■ **Brief**: Retype the entries, please, from their first line to the line containing "methods = ['ghosh11', 'ramirez04', 'sohn99', 'energy']", exactly and only those lines, minus the pictures.

■ **Working data**:
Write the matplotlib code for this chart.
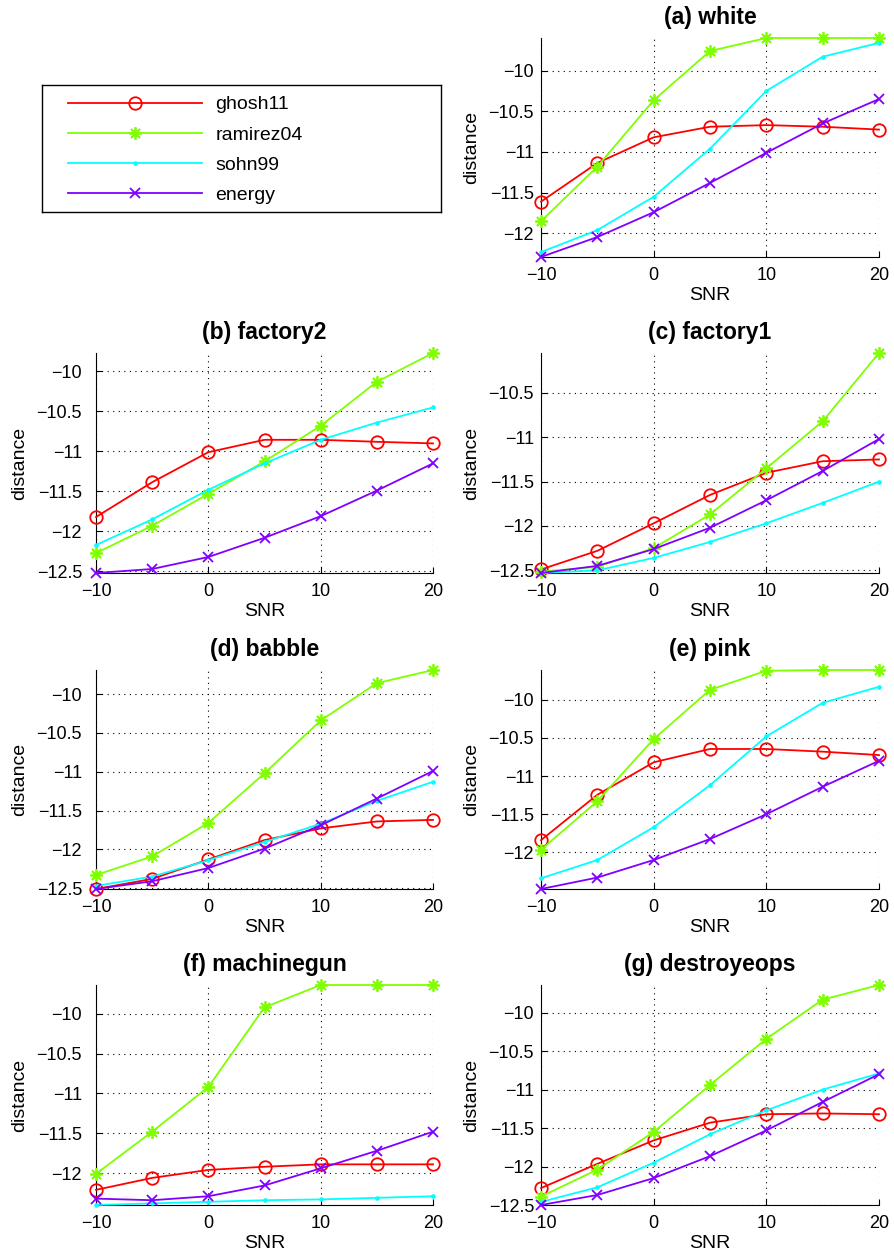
import numpy as np
import matplotlib.pyplot as plt
from matplotlib.ticker import MultipleLocator, FuncFormatter

plt.rcParams['font.family'] = ['Liberation Sans', 'DejaVu Sans']

snr = [-10, -5, 0, 5, 10, 15, 20]
methods = ['ghosh11', 'ramirez04', 'sohn99', 'energy']

# rows: ghosh11, ramirez04, sohn99, energy
white = [[-11.61, -11.135, -10.82, -10.69, -10.67, -10.69, -10.725],
         [-11.85, -11.18, -10.365, -9.76, -9.60, -9.60, -9.60],
         [-12.23, -11.96, -11.55, -10.96, -10.25, -9.83, -9.66],
         [-12.29, -12.045, -11.74, -11.38, -11.01, -10.65, -10.35]]
factory2 = [[-11.82, -11.385, -11.01, -10.855, -10.855, -10.88, -10.90],
            [-12.27, -11.93, -11.53, -11.125, -10.68, -10.13, -9.77],
            [-12.17, -11.85, -11.48, -11.15, -10.855, -10.64, -10.45],
            [-12.52, -12.47, -12.32, -12.08, -11.81, -11.49, -11.15]]
factory1 = [[-12.49, -12.28, -11.97, -11.65, -11.40, -11.27, -11.25],
            [-12.515, -12.46, -12.25, -11.87, -11.35, -10.82, -10.05],
            [-12.53, -12.50, -12.36, -12.18, -11.97, -11.74, -11.50],
            [-12.53, -12.45, -12.26, -12.02, -11.71, -11.38, -11.02]]
babble = [[-12.51, -12.38, -12.13, -11.88, -11.73, -11.64, -11.62],
          [-12.33, -12.09, -11.66, -11.02, -10.34, -9.86, -9.69],
          [-12.47, -12.35, -12.14, -11.905, -11.67, -11.375, -11.13],
          [-12.51, -12.41, -12.24, -11.99, -11.69, -11.345, -10.99]]
pink = [[-11.84, -11.245, -10.82, -10.645, -10.645, -10.68, -10.725],
        [-11.965, -11.33, -10.515, -9.87, -9.62, -9.61, -9.61],
        [-12.34, -12.10, -11.67, -11.12, -10.48, -10.04, -9.83],
        [-12.48, -12.33, -12.10, -11.825, -11.50, -11.14, -10.80]]
machinegun = [[-12.21, -12.06, -11.96, -11.92, -11.89, -11.89, -11.89],
              [-12.01, -11.48, -10.92, -9.92, -9.64, -9.64, -9.64],
              [-12.40, -12.38, -12.36, -12.34, -12.33, -12.31, -12.29],
              [-12.32, -12.34, -12.29, -12.155, -11.94, -11.72, -11.48]]
destroyeops = [[-12.28, -11.965, -11.66, -11.43, -11.32, -11.31, -11.32],
               [-12.39, -12.04, -11.55, -10.94, -10.34, -9.83, -9.64],
               [-12.46, -12.27, -11.95, -11.58, -11.27, -11.00, -10.79],
               [-12.50, -12.37, -12.15, -11.865, -11.53, -11.16, -10.80]]

panels = [('(a) white', white), ('(b) factory2', factory2), ('(c) factory1', factory1),
          ('(d) babble', babble), ('(e) pink', pink), ('(f) machinegun', machinegun),
          ('(g) destroyeops', destroyeops)]

colors = ['#ff0000', '#7fff00', '#00ffff', '#8000ff']
markers = ['o', (8, 2, 0), '.', 'x']
msizes = [9, 9, 4, 7]

fig = plt.figure(figsize=(8.95, 12.58), dpi=100)

# axes boxes in pixels (left, top, right, bottom)
slots = [(541, 38, 879, 257),
         (96, 353, 433, 573), (541, 353, 879, 573),
         (96, 670, 433, 889), (541, 670, 879, 889),
         (96, 985, 433, 1205), (541, 985, 879, 1205)]
W, H = 895., 1258.

minus = lambda v, pos: ('%g' % v).replace('-', '\u2212')

handles = []
for (title, data), (l, t, r, b) in zip(panels, slots):
    ax = fig.add_axes([l / W, 1 - b / H, (r - l) / W, (b - t) / H])
    for i in range(4):
        ln, = ax.plot(snr, data[i], color=colors[i], marker=markers[i], ms=msizes[i],
                      mfc='none' if i == 0 else colors[i], mew=1.3, lw=1.3, clip_on=False,
                      label=methods[i], zorder=3)
        if len(handles) < 4:
            handles.append(ln)
    allv = np.array(data)
    ax.set_xlim(-10, 20)
    ax.set_ylim(allv.min(), allv.max())
    ax.xaxis.set_major_locator(MultipleLocator(10))
    ax.yaxis.set_major_locator(MultipleLocator(0.5))
    ax.xaxis.set_major_formatter(FuncFormatter(minus))
    ax.yaxis.set_major_formatter(FuncFormatter(minus))
    for s in ['top', 'right']:
        ax.spines[s].set_visible(False)
    ax.grid(True, color='k', ls=(0, (1, 4)), lw=0.8)
    ypad = 10 if l < 300 else 5
    ax.tick_params(axis='y', direction='in', length=4, labelsize=13, pad=ypad)
    ax.tick_params(axis='x', direction='in', length=4, labelsize=13, pad=7)
    ax.set_title(title, fontsize=16.5, fontweight='bold', pad=10)
    ax.set_xlabel('SNR', fontsize=14, labelpad=2)
    ax.set_ylabel('distance', fontsize=14, labelpad=6)

lax = fig.add_axes([42 / W, 1 - 212 / H, 399 / W, 127 / H])
lax.set_xticks([])
lax.set_yticks([])
for s in lax.spines.values():
    s.set_linewidth(1.0)
lax.legend(handles, methods, loc='upper left', bbox_to_anchor=(0.065, 0.915), frameon=False,
           fontsize=14, handlelength=6.9, handletextpad=0.67, labelspacing=0.65,
           borderpad=0, borderaxespad=0)

fig.savefig('out.png', dpi=100)
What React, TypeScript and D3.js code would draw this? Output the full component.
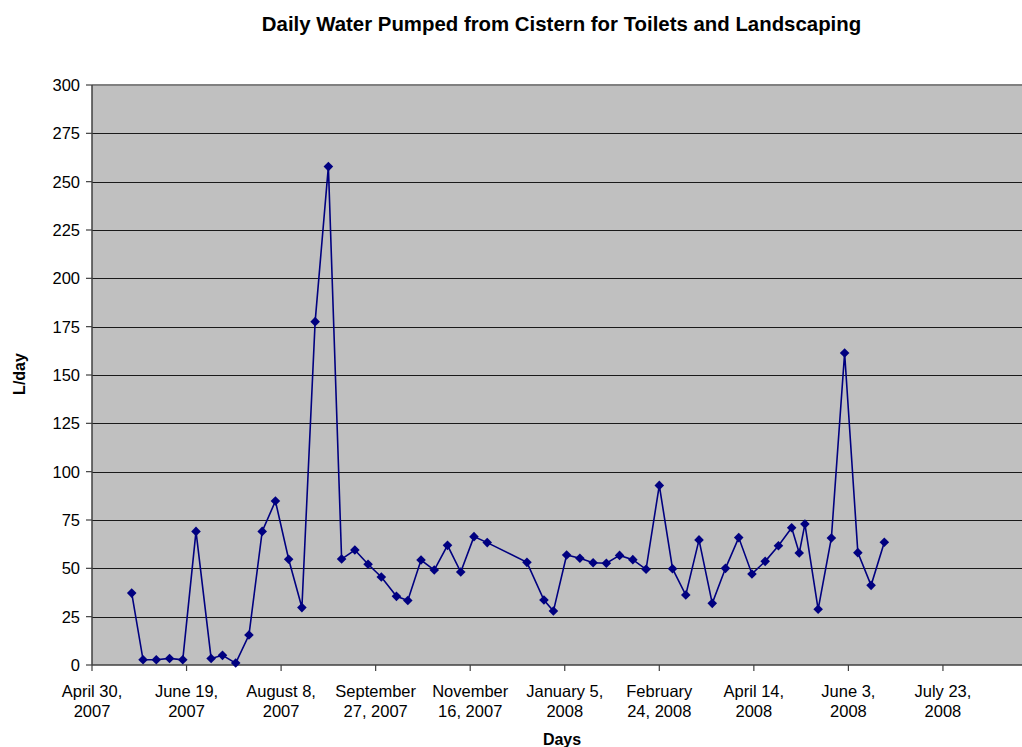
import React from "react";
import * as d3 from "d3";

const dates: string[] = [
  "2007-05-21", "2007-05-27", "2007-06-03", "2007-06-10", "2007-06-17", "2007-06-24",
  "2007-07-02", "2007-07-08", "2007-07-15", "2007-07-22", "2007-07-29", "2007-08-05",
  "2007-08-12", "2007-08-19", "2007-08-26", "2007-09-02", "2007-09-09", "2007-09-16",
  "2007-09-23", "2007-09-30", "2007-10-08", "2007-10-14", "2007-10-21", "2007-10-28",
  "2007-11-04", "2007-11-11", "2007-11-18", "2007-11-25", "2007-12-16", "2007-12-25",
  "2007-12-30", "2008-01-06", "2008-01-13", "2008-01-20", "2008-01-27", "2008-02-03",
  "2008-02-10", "2008-02-17", "2008-02-24", "2008-03-02", "2008-03-09", "2008-03-16",
  "2008-03-23", "2008-03-30", "2008-04-06", "2008-04-13", "2008-04-20", "2008-04-27",
  "2008-05-04", "2008-05-08", "2008-05-11", "2008-05-18", "2008-05-25", "2008-06-01",
  "2008-06-08", "2008-06-15", "2008-06-22",
];

const litresPerDay: number[] = [
  37.2, 2.7, 2.7, 3.4, 2.7, 69.1,
  3.4, 5.0, 1.0, 15.5, 69.1, 84.8,
  54.7, 29.7, 177.6, 257.8, 54.8, 59.5,
  52.1, 45.5, 35.5, 33.4, 54.3, 49.1,
  61.9, 48.1, 66.4, 63.3, 53.1, 33.6,
  27.9, 56.9, 55.2, 52.9, 52.6, 56.7,
  54.5, 49.5, 92.9, 49.8, 36.2, 64.7,
  31.9, 50.0, 65.9, 47.1, 53.6, 61.7,
  71.0, 57.9, 72.9, 28.8, 65.7, 161.4,
  58.1, 41.2, 63.5,
];

const xTickDates: string[] = [
  "2007-04-30", "2007-06-19", "2007-08-08", "2007-09-27", "2007-11-16",
  "2008-01-05", "2008-02-24", "2008-04-14", "2008-06-03", "2008-07-23",
];
const xTickLabels: string[][] = [
  ["April 30,", "2007"], ["June 19,", "2007"], ["August 8,", "2007"],
  ["September", "27, 2007"], ["November", "16, 2007"], ["January 5,", "2008"],
  ["February", "24, 2008"], ["April 14,", "2008"], ["June 3,", "2008"],
  ["July 23,", "2008"],
];
const yTicks: number[] = [0, 25, 50, 75, 100, 125, 150, 175, 200, 225, 250, 275, 300];

const xDomain: string[] = ["2007-04-30", "2008-09-11"];

const FONT = "'Liberation Sans', Arial, sans-serif";

export default function App() {
  const W = 1022, H = 747;
  const left = 92, top = 85, bottom = 665;
  const pxPerDay = 1.891;
  const parse = (s: string) => new Date(s + "T00:00:00Z");
  const d0 = parse(xDomain[0]);
  const d1 = parse(xDomain[1]);
  const days = (d1.getTime() - d0.getTime()) / 86400000;
  const x = d3.scaleUtc().domain([d0, d1]).range([left, left + days * pxPerDay]);
  const y = d3.scaleLinear().domain([0, 300]).range([bottom, top]);
  const right = W + 5;

  const pts = dates.map((d, i) => ({ x: x(parse(d)), y: y(litresPerDay[i]) }));
  const line = d3.line<{ x: number; y: number }>().x((p) => p.x).y((p) => p.y);
  const r = 4.8;

  return (
    <svg width={W} height={H} style={{ position: "absolute", left: 0, top: 0, background: "#fff" }} fontFamily={FONT}>
      <rect x={left} y={top} width={right - left} height={bottom - top} fill="#C0C0C0" />
      {yTicks.filter((t) => t > 0 && t < 300).map((t) => (
        <line key={t} x1={left} x2={right} y1={Math.round(y(t)) + 0.5} y2={Math.round(y(t)) + 0.5} stroke="#1a1a1a" strokeWidth={1} />
      ))}
      <line x1={left} x2={right} y1={top} y2={top} stroke="#808080" strokeWidth={2} />
      <line x1={left} x2={right} y1={bottom} y2={bottom} stroke="#404040" strokeWidth={1.5} />
      <line x1={left} x2={left} y1={top} y2={bottom} stroke="#404040" strokeWidth={1.5} />
      {yTicks.map((t) => (
        <g key={t}>
          <line x1={left - 6} x2={left} y1={y(t)} y2={y(t)} stroke="#404040" strokeWidth={1.2} />
          <text x={80} y={y(t) + 6} textAnchor="end" fontSize={16.5} fill="#000">{t}</text>
        </g>
      ))}
      {xTickDates.map((d, i) => {
        const xx = x(parse(d));
        return (
          <g key={d}>
            <line x1={xx} x2={xx} y1={bottom} y2={bottom + 6} stroke="#404040" strokeWidth={1.2} />
            <text x={xx} y={697} textAnchor="middle" fontSize={16.5} fill="#000">{xTickLabels[i][0]}</text>
            <text x={xx} y={717} textAnchor="middle" fontSize={16.5} fill="#000">{xTickLabels[i][1]}</text>
          </g>
        );
      })}
      <path d={line(pts) || ""} fill="none" stroke="#000080" strokeWidth={1.6} />
      {pts.map((p, i) => (
        <path key={i} d={`M${p.x},${p.y - r}L${p.x + r},${p.y}L${p.x},${p.y + r}L${p.x - r},${p.y}Z`} fill="#000080" />
      ))}
      <text x={561.5} y={31} textAnchor="middle" fontSize={20.4} fontWeight="bold" fill="#000">
        Daily Water Pumped from Cistern for Toilets and Landscaping
      </text>
      <text x={562} y={745} textAnchor="middle" fontSize={16} fontWeight="bold" fill="#000">Days</text>
      <text transform={`translate(25,374) rotate(-90)`} textAnchor="middle" fontSize={16} fontWeight="bold" fill="#000">L/day</text>
    </svg>
  );
}
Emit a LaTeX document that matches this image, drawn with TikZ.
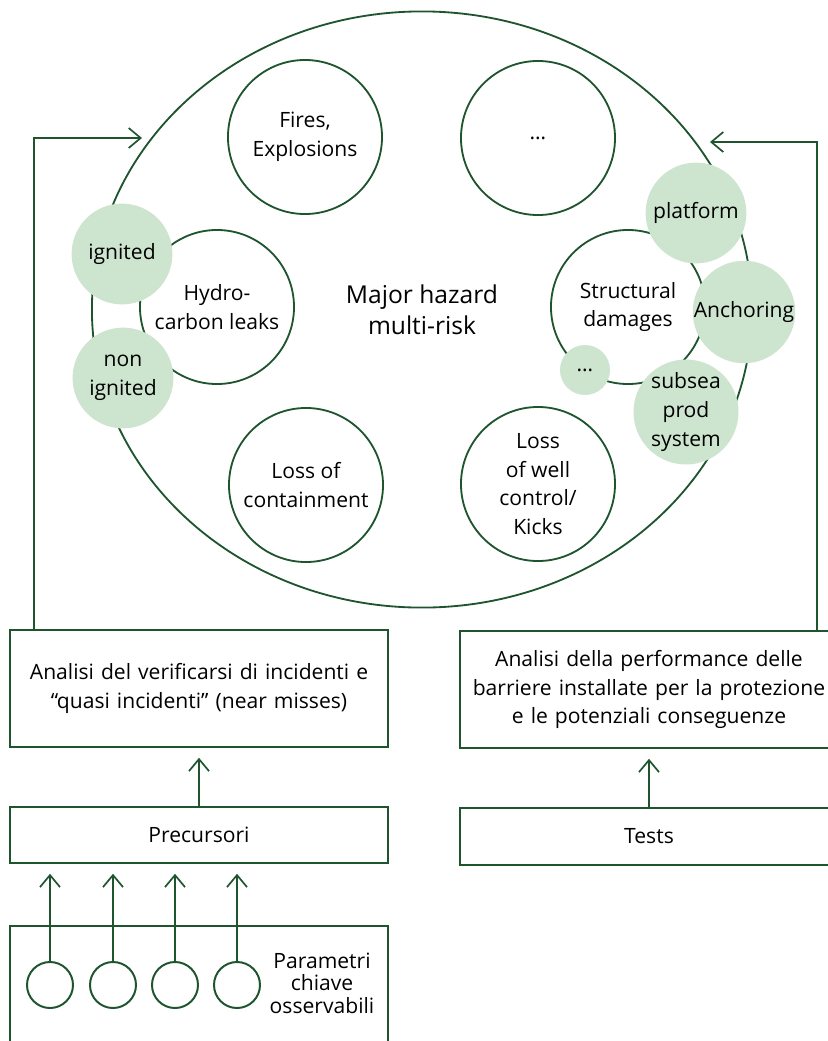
\documentclass[tikz,border=0pt]{standalone}
\usepackage{fontspec}
\setmainfont{Open Sans}
\usetikzlibrary{arrows.meta,shapes.geometric}
\definecolor{hzgreen}{RGB}{30,84,46}
\definecolor{leaf}{RGB}{205,228,207}
\tikzset{risk/.style={draw=hzgreen,line width=1.3pt,circle,fill=white,minimum size=3.85cm,align=center,inner sep=0pt},
 sub/.style={circle,fill=leaf,minimum size=2.52cm,align=center,inner sep=0pt},
 frame/.style={draw=hzgreen,line width=1.3pt,align=center,text width=9.2cm,minimum width=9.45cm,inner sep=0pt},
 arr/.style={-{Straight Barb[length=3mm,width=5mm,line width=1.2pt]},draw=hzgreen,line width=1.2pt,shorten >=7pt},
 obs/.style={draw=hzgreen,line width=1.4pt,circle,minimum size=1.15cm,inner sep=0pt}}
\begin{document}
\begin{tikzpicture}[x=0.025cm,y=-0.025cm,font=\fontsize{15}{20.5}\selectfont]
\clip (0,0) rectangle (828,1041);
\node[draw=hzgreen,line width=1.3pt,ellipse,minimum width=16.5cm,minimum height=14.9cm,align=center,font=\fontsize{17.5}{22}\selectfont] (hazard) at (422,309.5) {Major hazard\\multi-risk};
\node[risk] (fire) at (305,137) {Fires,\\Explosions};
\node[risk] (more) at (538,138) {\dots};
\node[risk] (hydro) at (217,307) {Hydro-\\carbon leaks};
\node[risk] (struct) at (628,307) {Structural\\damages};
\node[risk] (cont) at (306,485) {Loss of\\containment};
\node[risk] (well) at (538,484) {Loss\\of well\\control/\\Kicks};
\node[sub] (ign) at (122,254) {ignited};
\node[sub] (nonign) at (123,378) {non\\ignited};
\node[sub] (plat) at (696,213) {platform};
\node[sub] (anch) at (744,312) {Anchoring};
\node[sub] (subsea) at (686,412) {subsea\\prod\\system};
\node[sub,minimum size=1.25cm] (etc) at (585,370) {\dots};
\node[frame,minimum height=2.925cm] (rep) at (199,688.5) {Analisi del verificarsi di incidenti e\\``quasi incidenti'' (near misses)};
\node[frame,minimum height=1.4cm] (prec) at (199,835) {Precursori};
\node[frame,minimum height=3.35cm] (param) at (199,993) {};
\node[frame,minimum height=2.925cm] (perf) at (649,689.5) {Analisi della performance delle\\barriere installate per la protezione\\e le potenziali conseguenze};
\node[frame,minimum height=1.425cm] (test) at (649,836.5) {Tests};
\foreach \i/\x in {1/50,2/113,3/175,4/237}
 \node[obs] (p\i) at (\x,985) {};
\node[align=center,font=\fontsize{15}{16}\selectfont] (plab) at (322,983) {Parametri\\chiave\\osservabili};
\coordinate (lin) at (142,138);
\coordinate (rin) at (710,142);
\foreach \i in {1,...,4}
 \draw[arr] (p\i.north) -- (p\i |- prec.south);
\draw[arr] (prec) -- (rep);
\draw[arr] (test) -- (perf);
\draw[arr,shorten >=0pt] (rep.north west) ++(25,0) |- (lin);
\draw[arr,shorten >=0pt] (perf.north east) ++(-22,0) |- (rin);
\end{tikzpicture}
\end{document}
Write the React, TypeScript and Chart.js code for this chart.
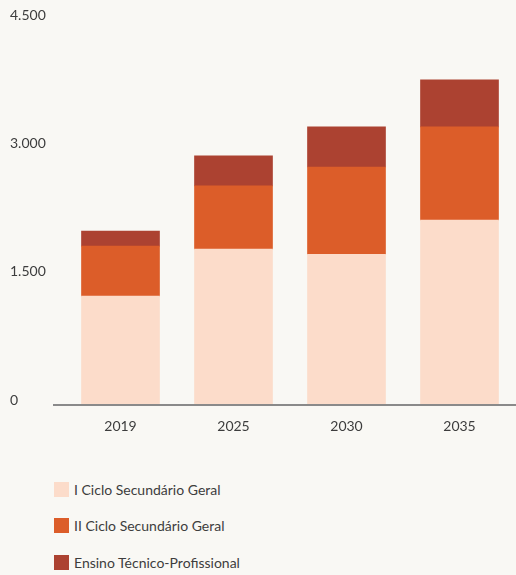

■ **Final result**:
Write the matplotlib code for this chart.
import numpy as np
import matplotlib.pyplot as plt
from matplotlib.ticker import MultipleLocator, FuncFormatter

plt.rcParams['font.family'] = ['Liberation Sans', 'DejaVu Sans']

snr = [-10, -5, 0, 5, 10, 15, 20]
methods = ['ghosh11', 'ramirez04', 'sohn99', 'energy']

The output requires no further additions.